Intimidation attempts believed to be linked to doctor’s outspoken criticism of armed groups’ violence and rights abuses.

Congo Nobel Peace Prize winner
Mukwege has won international recognition for his decades of work treating female victims of conflict in eastern DRC [File: Alain Wandimoyi/AFP]

Protesters are expected to take to the streets of the Democratic Republic of the Congo’s (DRC) capital to express support for Denis Mukwege, a Nobel laureate who says he has received death threats.

Friday’s rally in Kinshasa is expected to take place a day after hundreds of people attended a similar rally in Bukavu, the capital of eastern South Kivu province, to call for the prominent doctor’s protection.

Mukwege, the founder of Panzi Hospital in Bukavu, was co-recipient of the 2018 Novel Prize for Peace, recognised for his efforts to help war rape victims and “end the use of sexual violence as a weapon of war and armed conflict” in eastern DRC.

A fervent critic of serious rights violations, he has frequently been threatened by armed groups for his calls to bring perpetrators to justice. In 2012, he survived an assassination attempt.

Last month, Physicians for Human Rights (PHR), a partner organisation of Panzi Hospital, said Mukwege and his family had been targeted on social media and received death threats on his cellphone.

“The intimidation efforts appear to be in response to Dr Mukwege’s condemnation of a wave of recent killings by local armed groups in the South Kivu and Ituri provinces,” PHR said, and in reaction to his “consistent appeals for the implementation of the longstanding recommendations of a UN Mapping Report on the most serious violations of human rights in the DRC between 1993 and 2003.

“These include investigations and prosecutions for atrocities that took the lives of millions of people in the region and have included the mass sexual violence that caused thousands of women and girls to seek and receive treatment from Dr Mukwege and his colleagues at Panzi Hospital.”

Released in 2010, the UN report chronicles the involvement of several armed Congolese groups in grave human rights violations as well as operations by the forces of eight other countries.

Carbone Beni, network coordinator of the Filimbi youth movement in Kinshasa, said the protesters on Friday demanded an investigation into the efforts to intimidate Mukwege.

“As citizens, we do not want the massacres to continue any longer in the east of our country.
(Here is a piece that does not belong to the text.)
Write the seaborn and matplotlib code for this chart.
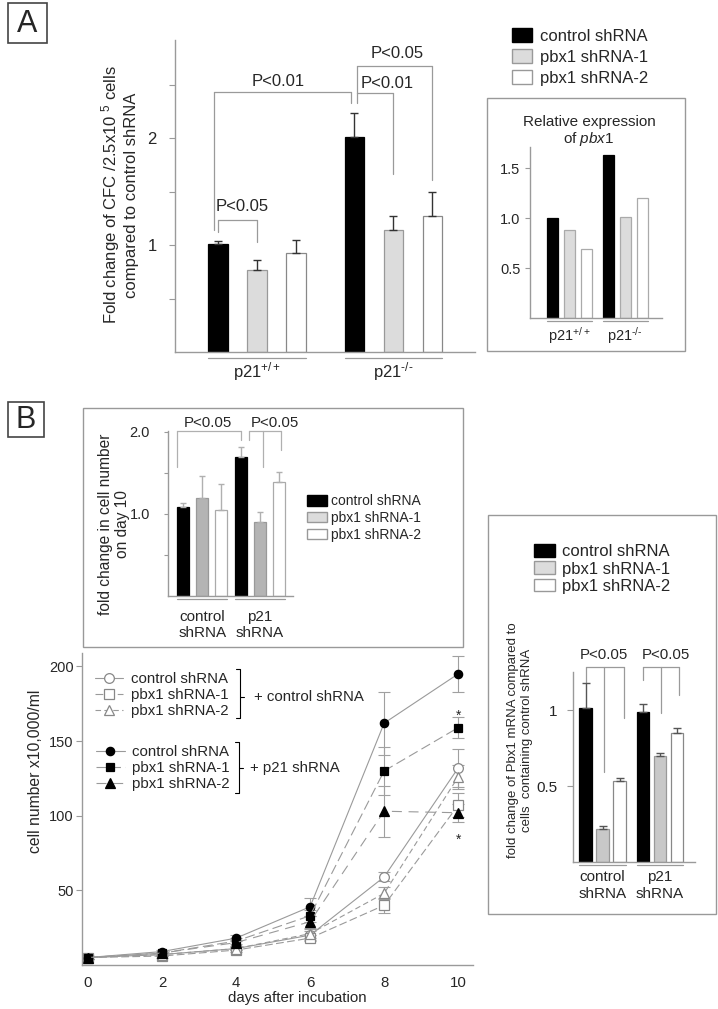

And for that, each neighbouring country should recognise its role and make a commitment to stop this,” he said. “The Congolese want to live with dignity as a human being,” added Beni.

“We will continue to raise awareness and mobilise. It should be a matter of death or life, our dignity.”
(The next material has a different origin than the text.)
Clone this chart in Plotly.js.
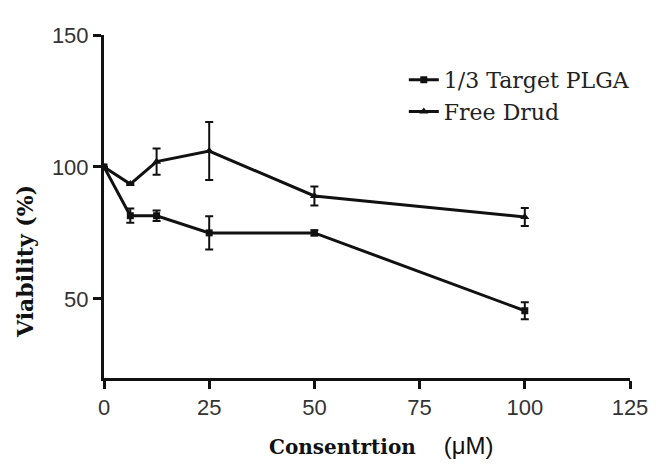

Nobel Peace Prize winners seek justice for war rape victims

Last week, the United Nations denounced the recent surge of threats against Mukwege, saying they were likely connected with the doctor’s condemnation of rights abuses linked to longstanding violence in South Kivu, characterised by the involvement of “both local and foreign” armed groups.

Meanwhile, the DRC’s President Felix Tshisekedi has promised that the interior, security and justice ministers and others will “take all measures necessary” to protect Mukwege while the UN’s peacekeeping force in eastern DRC (MONUSCO) has also vowed its support.

“We are working together on sustainable solutions that will enable Dr Mukwege and the hospital to be protected by the Congolese institutions, by Congo, and obviously the mission, as a partner, will play its part,” MONUSCO chief Leila Zerrougui said on Wednesday.

The DRC’s conflicts in the late 1990s and early 2000s, dubbed by some “Africa’s world war”, drew in several regional countries seeking to take advantage of the chaos to plunder the resources of the vast nations.

The wars killed some five million people due to fighting, disease and malnutrition and the aftermath is still felt today, with many eastern areas plagued by violence as dozens of rebel groups continue to operate there.